CHESTNUT HILL, Mass. — To stay alive in the Hockey East quarterfinals, No. 3 Boston College accomplished something that it hadn’t done in 44 years.
Goaltender Matti Kaltiainen made 14 saves to post BC’s first shutout over Boston University since Feb. 24, 1960, as the Eagles staved off elimination with a 4-0 victory over the Terriers in Game 2 of their Hockey East series in front of 4,706 at BC’s Conte Forum.
“It was kind of an easy night,” said Kaltiainen. “I like to see at least 25 shots. It’s tough when you’re only seeing 10 shots or so.”
Nonetheless, Kaltiainen stood solid when needed to pick up his fourth donut of the season and sixth of his career, and relied on BC’s offense, dormant of late, to come alive.
That charge was sparked by junior Ryan Shannon, who broke a career-long six-game scoreless streak with two critical goals that spotted the Eagles an early 2-0 lead.
“We haven’t scored the first goal in forever,” said BC head coach Jerry York. “It’s like hitting that first fairway [in golf]. You want to start your round off right, not down by one.”
BC did get off to a great start Friday, and kept things going by stifling BU throughout the game. According to Shannon, the club understood that this was do or die time.
“Tonight was a gut check,” said Shannon. “After losing four in a row, down in the playoffs and facing elimination, everybody had to step it up, look inside themselves and perform. I think we did that tonight.”
York drew on a famous moment in NHL history as a way to motivate his club Friday, showing them a tape of Mark Messier’s famous “guarantee” that the New York Rangers would win to force a Game 7 of the 1994 Eastern Conference Finals on their way to winning the Stanley Cup.
“Messier’s a pretty impressive guy,” said York. “He guaranteed that there’d be a seventh game and that helped us because we knew we’d have to win tonight’s game to get to a third one.”
The opening period was staggeringly different for Boston College on Friday than in game one. Despite only holding a slim 8-5 margin in shots, the Eagles — or at least Shannon — were able to solve BU netminder Sean Fields (37 saves), a past thorn in the side of the BC offense, to take a 2-0 lead through one.
The first goal came on the power play when the Eagles pinballed a J.D. Forrest wrist shot from the point, with Tony Voce providing the first deflection before Shannon redirected the puck into the top right corner at 10:09.
Immediately after killing a Taylor Leahy penalty at 14:47, Shannon extended the lead. This time he took a centering pass in the slot from Stephen Gionta and roofed a shot over a falling Fields, placing the puck just under the crossbar for 2-0 lead.
BU, which was held to just 10 shots in Thursday’s quarterfinal, looked to be on a better pace Friday, mustering four shots in the opening five minutes. But the deathgrip from the BC defense held the Terriers to just one more shot for the remainder of the period.

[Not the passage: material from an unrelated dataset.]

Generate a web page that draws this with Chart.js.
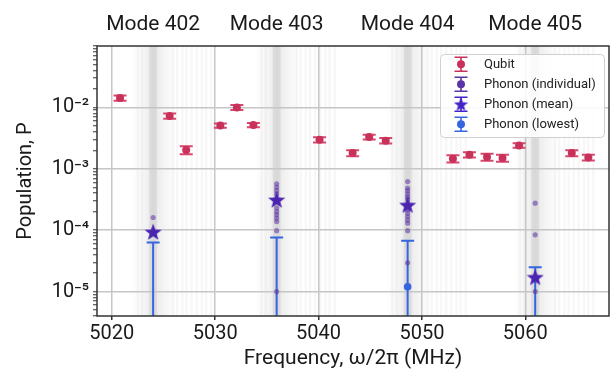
<!DOCTYPE html>
<html><head><meta charset="utf-8">
<script src="https://cdn.jsdelivr.net/npm/chart.js@4/dist/chart.umd.min.js"></script>
<style>html,body{margin:0;padding:0;background:#fff;}canvas{display:block}</style>
</head><body>
<canvas id="c" width="612" height="376"></canvas>
<script>
// ---------- data ----------
const xTickValues = [5020, 5030, 5040, 5050, 5060];
const yTickValues = [1e-5, 1e-4, 1e-3, 1e-2];
const yTickLabels = ['10⁻⁵', '10⁻⁴', '10⁻³', '10⁻²'];
const modeFreq = [5024.0, 5035.95, 5048.62, 5060.96];
const modeLabels = ['Mode 402', 'Mode 403', 'Mode 404', 'Mode 405'];

const qubitFreq = [5020.8, 5025.6, 5027.2, 5030.5, 5032.1, 5033.7, 5040.1, 5043.3, 5044.9,
                   5046.5, 5053.0, 5054.6, 5056.3, 5057.8, 5059.4, 5064.5, 5066.1];
const qubitPop = [0.0142, 0.00724, 0.00202, 0.00508, 0.0100, 0.00516, 0.00297, 0.00180, 0.00329,
                  0.00287, 0.00146, 0.00169, 0.00155, 0.00150, 0.00240, 0.00180, 0.00153];
const qubitErr = [0.0014, 0.0007, 0.0003, 0.0004, 0.0009, 0.0004, 0.0003, 0.0002, 0.0003,
                  0.0003, 0.0002, 0.00017, 0.0002, 0.0002, 0.0002, 0.0002, 0.00017];

const indivFreq = [5024.0,
  5035.95, 5035.95, 5035.95, 5035.95, 5035.95, 5035.95, 5035.95, 5035.95, 5035.95, 5035.95, 5035.95, 5035.95,
  5048.62, 5048.62, 5048.62, 5048.62, 5048.62, 5048.62, 5048.62, 5048.62, 5048.62, 5048.62, 5048.62, 5048.62, 5048.62,
  5060.96, 5060.96, 5060.96];
const indivPop = [1.61e-4,
  5.7e-4, 5.0e-4, 4.4e-4, 3.9e-4, 3.0e-4, 2.3e-4, 2.0e-4, 1.78e-4, 1.57e-4, 1.38e-4, 9.8e-5, 1.0e-5,
  6.2e-4, 4.85e-4, 4.4e-4, 3.9e-4, 3.5e-4, 3.2e-4, 2.14e-4, 1.89e-4, 1.67e-4, 1.47e-4, 1.3e-4, 9.8e-5, 2.95e-5,
  2.75e-4, 8.4e-5, 1.0e-5];

const meanFreq = [5024.0, 5035.95, 5048.62, 5060.96];
const meanPop = [9.3e-5, 3.1e-4, 2.55e-4, 1.7e-5];

const lowestFreq = [5024.0, 5035.95, 5048.62, 5060.96];
const lowestPop = [2e-6, 2e-6, 1.2e-5, 2e-6];
const lowestErr = [6.1e-5, 7.4e-5, 5.5e-5, 2.3e-5];

// ---------- styles ----------
const FONT = "Roboto, 'Noto Sans', 'DejaVu Sans', sans-serif";
const C_QUBIT = '#c8325a', C_QUBIT_ERR = '#d9476f';
const C_INDIV = 'rgba(88,48,160,0.55)';
const C_MEAN = '#4a24b0';
const C_LOW = '#3566e0';

function makeStar(r, color) {
  const cv = document.createElement('canvas');
  const s = Math.ceil(r * 2 + 2);
  cv.width = s; cv.height = s;
  const g = cv.getContext('2d');
  g.fillStyle = color;
  g.beginPath();
  for (let i = 0; i < 10; i++) {
    const rr = i % 2 === 0 ? r : r * 0.42;
    const a = -Math.PI / 2 + i * Math.PI / 5;
    const px = s / 2 + rr * Math.cos(a), py = s / 2 + 0.5 + rr * Math.sin(a);
    i === 0 ? g.moveTo(px, py) : g.lineTo(px, py);
  }
  g.closePath(); g.fill();
  return cv;
}
const starBig = makeStar(9, C_MEAN);
const starSmall = makeStar(7.5, '#4424c8');

const pts = (xs, ys) => xs.map((x, i) => ({x, y: ys[i]}));

// ---------- plugins ----------
const bandPlugin = {
  id: 'bands',
  beforeDraw(chart) {
    const {ctx, chartArea: a, scales: {x}} = chart;
    ctx.save();
    ctx.beginPath(); ctx.rect(a.left, a.top, a.right - a.left, a.bottom - a.top); ctx.clip();
    const comb = [-1.5, -1.1, 1.9, 2.3, 2.8, 3.2, 3.7, 4.2, 4.7, 5.1, 5.6];
    modeFreq.forEach(f => {
      const l = x.getPixelForValue(f - 2.1), r = x.getPixelForValue(f + 2.4), c = x.getPixelForValue(f);
      const g = ctx.createLinearGradient(l, 0, r, 0);
      const t = (c - l) / (r - l);
      g.addColorStop(0, 'rgba(0,0,0,0)');
      g.addColorStop(t * 0.5, 'rgba(0,0,0,0.03)');
      g.addColorStop(t, 'rgba(0,0,0,0.09)');
      g.addColorStop(t + (1 - t) * 0.5, 'rgba(0,0,0,0.035)');
      g.addColorStop(1, 'rgba(0,0,0,0)');
      ctx.fillStyle = g;
      ctx.fillRect(l, a.top, r - l, a.bottom - a.top);
      ctx.fillStyle = 'rgba(0,0,0,0.07)';
      ctx.fillRect(c - 4, a.top, 8, a.bottom - a.top);
      ctx.fillStyle = 'rgba(0,0,0,0.03)';
      comb.forEach(o => {
        const p = x.getPixelForValue(f + o);
        ctx.fillRect(p - 1, a.top, 2.5, a.bottom - a.top);
      });
    });
    ctx.restore();
  }
};

const errorBarPlugin = {
  id: 'errbars',
  beforeDatasetDraw(chart, args) {
    const ds = chart.data.datasets[args.index];
    if (!ds.errors) return;
    const {ctx, chartArea: a, scales: {x, y}} = chart;
    ctx.save();
    ctx.beginPath(); ctx.rect(a.left, a.top, a.right - a.left, a.bottom - a.top); ctx.clip();
    ctx.strokeStyle = ds.errColor; ctx.lineWidth = ds.errWidth;
    ds.data.forEach((p, i) => {
      const e = ds.errors[i];
      const px = x.getPixelForValue(p.x);
      const hi = y.getPixelForValue(p.y + e);
      const lo = (p.y - e) > 0 ? y.getPixelForValue(p.y - e) : a.bottom + 20;
      const c = ds.capHalf;
      ctx.beginPath();
      ctx.moveTo(px, hi); ctx.lineTo(px, lo);
      ctx.moveTo(px - c, hi); ctx.lineTo(px + c, hi);
      ctx.moveTo(px - c, lo); ctx.lineTo(px + c, lo);
      ctx.stroke();
    });
    ctx.restore();
  }
};

const framePlugin = {
  id: 'frame',
  afterDatasetsDraw(chart) {
    const {ctx, chartArea: a} = chart;
    ctx.save();
    ctx.strokeStyle = '#333'; ctx.lineWidth = 1.5;
    ctx.strokeRect(a.left, a.top, a.right - a.left, a.bottom - a.top);
    ctx.restore();
  }
};

const legendPlugin = {
  id: 'boxlegend',
  afterDraw(chart) {
    const ctx = chart.ctx;
    const bx = 440, by = 54, bw = 164, bh = 83;
    ctx.save();
    ctx.fillStyle = 'rgba(255,255,255,0.85)';
    ctx.strokeStyle = '#d0d0d0'; ctx.lineWidth = 1;
    ctx.beginPath(); ctx.roundRect(bx + 0.5, by + 0.5, bw, bh, 4); ctx.fill(); ctx.stroke();
    const rows = [64.3, 84.3, 104.3, 124.3];
    const ix = 461, tx = 484;
    chart.data.datasets.forEach((ds, k) => {
      const yy = rows[k];
      ctx.strokeStyle = ds.legendColor; ctx.lineWidth = 1.6;
      ctx.beginPath();
      ctx.moveTo(ix, yy - 7); ctx.lineTo(ix, yy + 7);
      ctx.moveTo(ix - 6.5, yy - 7); ctx.lineTo(ix + 6.5, yy - 7);
      ctx.moveTo(ix - 6.5, yy + 7); ctx.lineTo(ix + 6.5, yy + 7);
      ctx.stroke();
      if (ds.legendStar) {
        ctx.drawImage(starSmall, ix - starSmall.width / 2, yy - starSmall.height / 2);
      } else {
        ctx.fillStyle = ds.legendColor;
        ctx.beginPath(); ctx.arc(ix, yy, 4, 0, Math.PI * 2); ctx.fill();
      }
      ctx.fillStyle = '#222';
      ctx.font = '13px ' + FONT;
      ctx.textBaseline = 'middle';
      ctx.fillText(ds.label, tx, yy);
    });
    ctx.restore();
  }
};

// ---------- chart ----------
const tickFont = {family: FONT, size: 20};
const noPad = s => { s.paddingLeft = 0; s.paddingRight = 0; };
new Chart(document.getElementById('c'), {
  type: 'scatter',
  data: {
    datasets: [
      {label: 'Qubit', data: pts(qubitFreq, qubitPop), errors: qubitErr,
       errColor: C_QUBIT_ERR, errWidth: 2, capHalf: 6.5, legendColor: C_QUBIT,
       pointRadius: 4, pointBackgroundColor: C_QUBIT, pointBorderColor: C_QUBIT, pointBorderWidth: 0, order: 1},
      {label: 'Phonon (individual)', data: pts(indivFreq, indivPop), legendColor: '#5a34a8',
       pointRadius: 2.6, pointBackgroundColor: C_INDIV, pointBorderWidth: 0, order: 3},
      {label: 'Phonon (mean)', data: pts(meanFreq, meanPop), legendColor: '#4424c8', legendStar: true,
       pointStyle: starBig, pointRadius: 9, order: 2},
      {label: 'Phonon (lowest)', data: pts(lowestFreq, lowestPop), errors: lowestErr,
       errColor: C_LOW, errWidth: 2, capHalf: 6.5, legendColor: C_LOW,
       pointRadius: 3.8, pointBackgroundColor: C_LOW, pointBorderWidth: 0, order: 4}
    ]
  },
  options: {
    responsive: false, animation: false, devicePixelRatio: 1,
    layout: {autoPadding: false, padding: {left: 0, right: 3, top: 0, bottom: 0}},
    plugins: {legend: {display: false}, tooltip: {enabled: false}},
    scales: {
      x: {
        type: 'linear', position: 'bottom', min: 5018.57, max: 5068.1,
        afterBuildTicks: s => { s.ticks = xTickValues.map(v => ({value: v})); },
        afterFit: s => { s.height = 60; noPad(s); },
        ticks: {font: tickFont, color: '#1a1a1a', padding: 2, maxRotation: 0, callback: v => String(v)},
        grid: {color: '#c6c6c6', lineWidth: 1.5, tickColor: '#333', tickLength: 4},
        border: {display: false},
        title: {display: true, text: 'Frequency, ω/2π (MHz)', color: '#1a1a1a',
                font: {family: FONT, size: 21}, padding: {top: 0, bottom: 5}}
      },
      x2: {
        type: 'linear', position: 'top', min: 5018.57, max: 5068.1,
        afterBuildTicks: s => { s.ticks = modeFreq.map(v => ({value: v})); },
        afterFit: s => { s.height = 46; noPad(s); },
        ticks: {font: {family: FONT, size: 21}, color: '#1a1a1a', padding: 9, maxRotation: 0,
                callback: (v, i) => modeLabels[i]},
        grid: {display: false, drawTicks: false},
        border: {display: false}
      },
      y: {
        type: 'logarithmic', position: 'left', min: 4e-6, max: 0.1,
        afterFit: s => { s.width = 97; s.paddingTop = 0; s.paddingBottom = 0; },
        afterBuildTicks: s => {
          const t = [];
          for (let e = -6; e <= -1; e++) for (let m = 1; m <= 9; m++) {
            const v = m * Math.pow(10, e);
            if (v >= s.min * 0.999 && v <= s.max * 1.001) t.push({value: v, major: m === 1});
          }
          s.ticks = t;
        },
        ticks: {autoSkip: false, font: tickFont, color: '#1a1a1a', padding: 4,
                callback: v => { const i = yTickValues.findIndex(t => Math.abs(t - v) / t < 1e-6); return i >= 0 ? yTickLabels[i] : ''; }},
        grid: {color: c => (c.tick && yTickValues.some(t => Math.abs(t - c.tick.value) / t < 1e-6)) ? '#c6c6c6' : 'rgba(0,0,0,0)',
               lineWidth: 1.5, tickColor: '#333', tickLength: 4, tickWidth: 1},
        border: {display: false},
        title: {display: true, text: 'Population, P', color: '#1a1a1a',
                font: {family: FONT, size: 20}, padding: {top: 14, bottom: 0}}
      }
    }
  },
  plugins: [bandPlugin, errorBarPlugin, framePlugin, legendPlugin]
});
</script>
</body></html>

The second period began to lull the Conte faithful to sleep as the Eagles mustered a few quality scoring chances, including a Gionta shot off the left post with 2:20 to play, but nothing got past Fields, who finished the frame with 18 saves. Kaltiainen, on the other hand, was untested, facing only three shots, all in the closing minutes of the period.
Needing to mount offense in the third, BU was only able to fire off five shots on goal, none of any quality. When BC’s Ned Havern scored on a wraparound that bounced up and over Fields at 13:30 and Tony Voce added a shorthanded, empty-net goal with 2:14 left, Saturday’s third and deciding game was set.
For the Terriers, that third game will be played without three key players: David Klema, who reinjured his left shoulder Thursday; defenseman Sean Sullivan who matched Klema with an injured left shoulder of his own on Friday; and the hottest Terrier of late, David Van der Gulik, who left Friday’s game with a Charley horse in the third period.
“We’re down to a few good men for tomorrow night,” said BU head coach Jack Parker. “We’re going to have to find a way to conserve energy.”
The Terriers, one night after being in the driver’s seat, find themselves at a disadvantage, having not scored in nearly a game and a half, and with momentum on the side of a faster and healthier Eagles team.
Still, 60 minutes will decide which team’s run for the Hockey East title continues and which comes to an end. That should be sufficient motivation to help any team, injured or not.